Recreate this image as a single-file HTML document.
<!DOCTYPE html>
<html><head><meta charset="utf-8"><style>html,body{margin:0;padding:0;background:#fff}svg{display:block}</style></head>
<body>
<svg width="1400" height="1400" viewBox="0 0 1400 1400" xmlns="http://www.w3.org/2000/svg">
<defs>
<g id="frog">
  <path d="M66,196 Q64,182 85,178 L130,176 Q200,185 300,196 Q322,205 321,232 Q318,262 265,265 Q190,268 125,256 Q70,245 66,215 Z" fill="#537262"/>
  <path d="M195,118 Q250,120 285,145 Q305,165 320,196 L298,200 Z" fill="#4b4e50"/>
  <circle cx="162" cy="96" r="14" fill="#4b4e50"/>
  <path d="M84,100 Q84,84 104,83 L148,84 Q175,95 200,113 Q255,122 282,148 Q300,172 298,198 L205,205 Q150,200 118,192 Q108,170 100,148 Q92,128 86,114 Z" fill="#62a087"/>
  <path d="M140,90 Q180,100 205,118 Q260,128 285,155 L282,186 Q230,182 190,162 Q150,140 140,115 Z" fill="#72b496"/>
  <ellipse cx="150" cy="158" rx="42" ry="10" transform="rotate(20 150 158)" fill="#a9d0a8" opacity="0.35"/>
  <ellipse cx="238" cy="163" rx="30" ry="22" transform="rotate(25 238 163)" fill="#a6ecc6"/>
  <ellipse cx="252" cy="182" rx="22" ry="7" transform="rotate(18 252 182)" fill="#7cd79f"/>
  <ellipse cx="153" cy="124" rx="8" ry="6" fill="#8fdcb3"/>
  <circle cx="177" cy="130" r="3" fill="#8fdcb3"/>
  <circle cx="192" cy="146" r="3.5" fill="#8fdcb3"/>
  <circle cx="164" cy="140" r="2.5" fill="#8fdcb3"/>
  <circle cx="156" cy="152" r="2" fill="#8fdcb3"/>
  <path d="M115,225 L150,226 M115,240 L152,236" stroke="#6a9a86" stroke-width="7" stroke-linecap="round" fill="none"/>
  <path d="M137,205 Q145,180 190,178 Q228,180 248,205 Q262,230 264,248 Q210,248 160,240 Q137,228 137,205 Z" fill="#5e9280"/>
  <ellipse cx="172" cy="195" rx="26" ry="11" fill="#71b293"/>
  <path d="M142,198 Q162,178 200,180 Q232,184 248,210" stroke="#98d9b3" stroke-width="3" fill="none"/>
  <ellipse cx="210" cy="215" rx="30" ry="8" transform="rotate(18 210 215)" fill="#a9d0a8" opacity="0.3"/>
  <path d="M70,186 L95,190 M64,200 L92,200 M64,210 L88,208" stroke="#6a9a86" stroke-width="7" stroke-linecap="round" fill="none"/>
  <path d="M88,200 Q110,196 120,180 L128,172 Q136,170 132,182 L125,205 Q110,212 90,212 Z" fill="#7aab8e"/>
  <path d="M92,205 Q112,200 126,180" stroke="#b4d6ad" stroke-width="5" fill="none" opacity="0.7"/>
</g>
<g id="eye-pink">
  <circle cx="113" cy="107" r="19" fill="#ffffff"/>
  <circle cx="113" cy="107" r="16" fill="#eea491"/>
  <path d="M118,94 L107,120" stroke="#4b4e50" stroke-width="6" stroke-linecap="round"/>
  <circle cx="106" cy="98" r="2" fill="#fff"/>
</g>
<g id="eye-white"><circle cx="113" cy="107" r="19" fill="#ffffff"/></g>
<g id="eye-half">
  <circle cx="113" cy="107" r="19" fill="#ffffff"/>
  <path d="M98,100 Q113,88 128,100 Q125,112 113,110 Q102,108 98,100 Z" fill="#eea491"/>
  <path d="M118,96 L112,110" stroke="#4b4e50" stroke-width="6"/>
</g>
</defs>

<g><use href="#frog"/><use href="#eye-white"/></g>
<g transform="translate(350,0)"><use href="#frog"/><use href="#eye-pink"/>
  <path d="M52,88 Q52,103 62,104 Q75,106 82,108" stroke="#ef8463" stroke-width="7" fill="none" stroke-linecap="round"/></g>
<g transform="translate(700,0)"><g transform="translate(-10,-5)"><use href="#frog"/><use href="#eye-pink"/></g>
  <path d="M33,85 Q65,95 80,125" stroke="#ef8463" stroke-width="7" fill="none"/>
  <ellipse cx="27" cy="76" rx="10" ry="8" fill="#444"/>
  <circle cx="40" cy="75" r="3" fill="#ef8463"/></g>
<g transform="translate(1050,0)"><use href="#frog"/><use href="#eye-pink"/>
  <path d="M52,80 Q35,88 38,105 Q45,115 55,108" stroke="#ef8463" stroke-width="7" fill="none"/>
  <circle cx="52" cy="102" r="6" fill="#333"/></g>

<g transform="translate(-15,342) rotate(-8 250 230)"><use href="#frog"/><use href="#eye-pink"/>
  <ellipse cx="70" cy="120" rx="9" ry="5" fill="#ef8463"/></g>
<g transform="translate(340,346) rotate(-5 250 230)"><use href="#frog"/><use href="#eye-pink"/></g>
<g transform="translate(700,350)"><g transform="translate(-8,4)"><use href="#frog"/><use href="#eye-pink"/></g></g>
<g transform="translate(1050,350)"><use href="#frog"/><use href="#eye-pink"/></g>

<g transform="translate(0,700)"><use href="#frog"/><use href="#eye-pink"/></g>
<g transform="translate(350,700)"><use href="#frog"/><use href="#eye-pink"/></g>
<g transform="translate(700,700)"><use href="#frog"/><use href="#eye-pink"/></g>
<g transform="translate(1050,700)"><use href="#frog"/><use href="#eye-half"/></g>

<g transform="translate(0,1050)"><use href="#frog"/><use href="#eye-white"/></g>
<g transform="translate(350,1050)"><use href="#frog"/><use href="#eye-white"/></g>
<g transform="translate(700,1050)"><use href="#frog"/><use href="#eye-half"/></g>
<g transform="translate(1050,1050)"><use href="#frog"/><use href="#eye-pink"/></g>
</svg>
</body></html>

★ ★ ★ ★ ★

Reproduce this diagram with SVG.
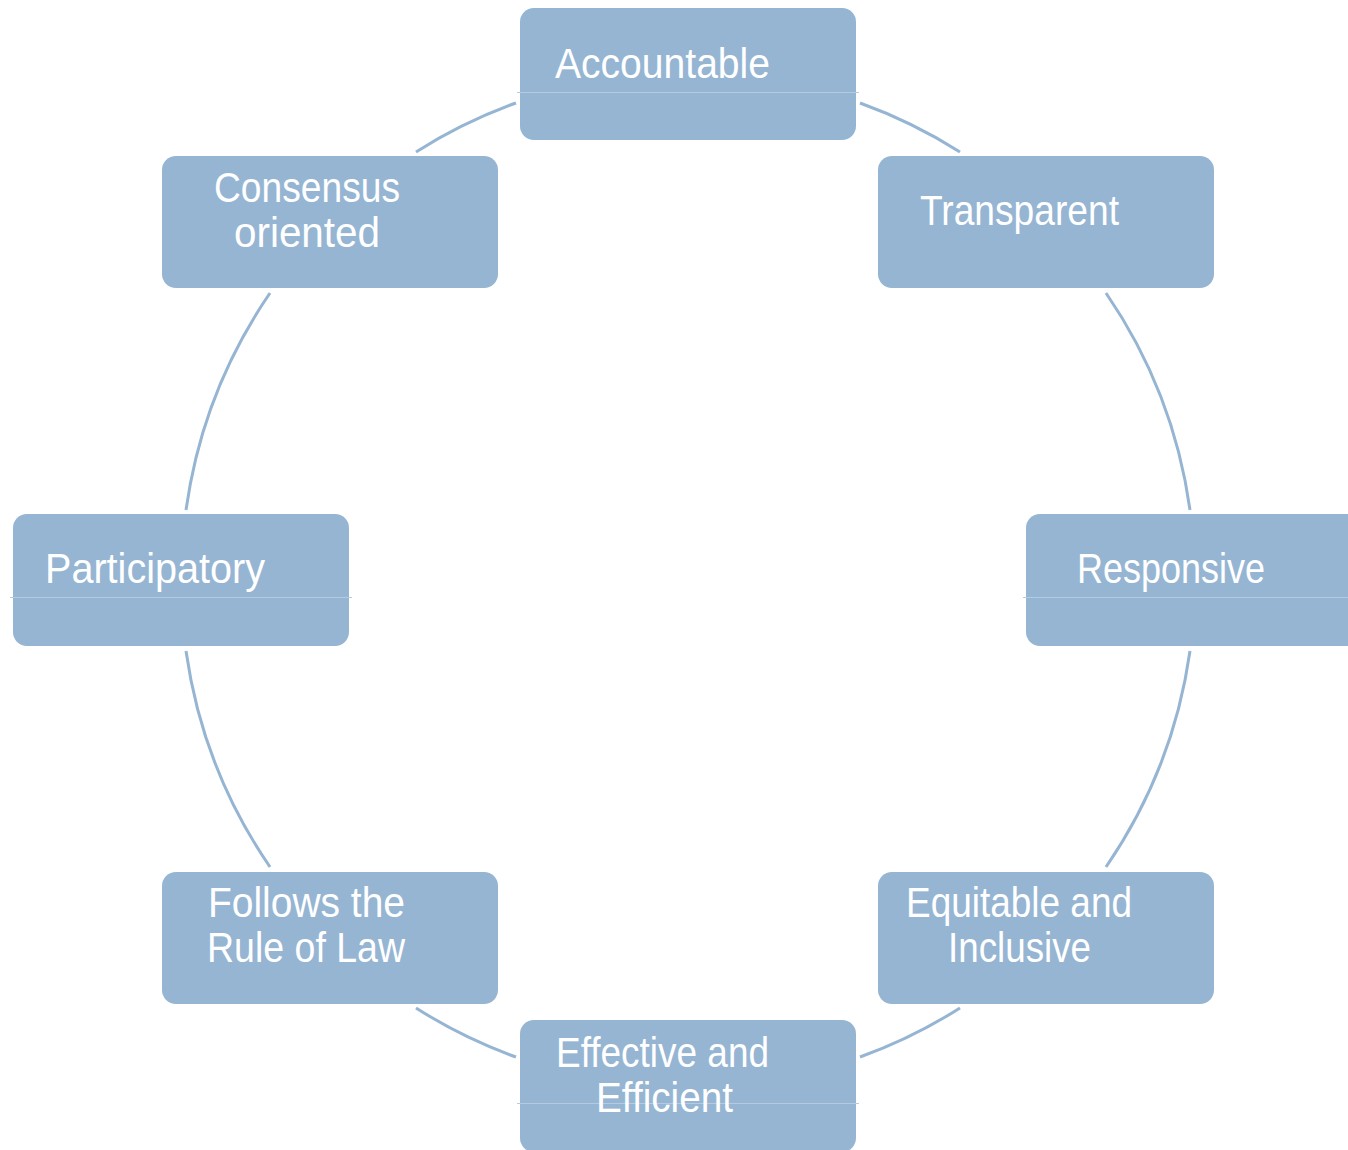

★ ★ ★ ★ ★

TASK BRIEF:
Filter the listing above by the word "this"; copy each line that passes.

WRITTEN ANSWER:
Recreate this image as a single-file HTML document.
Reproduce this diagram with SVG.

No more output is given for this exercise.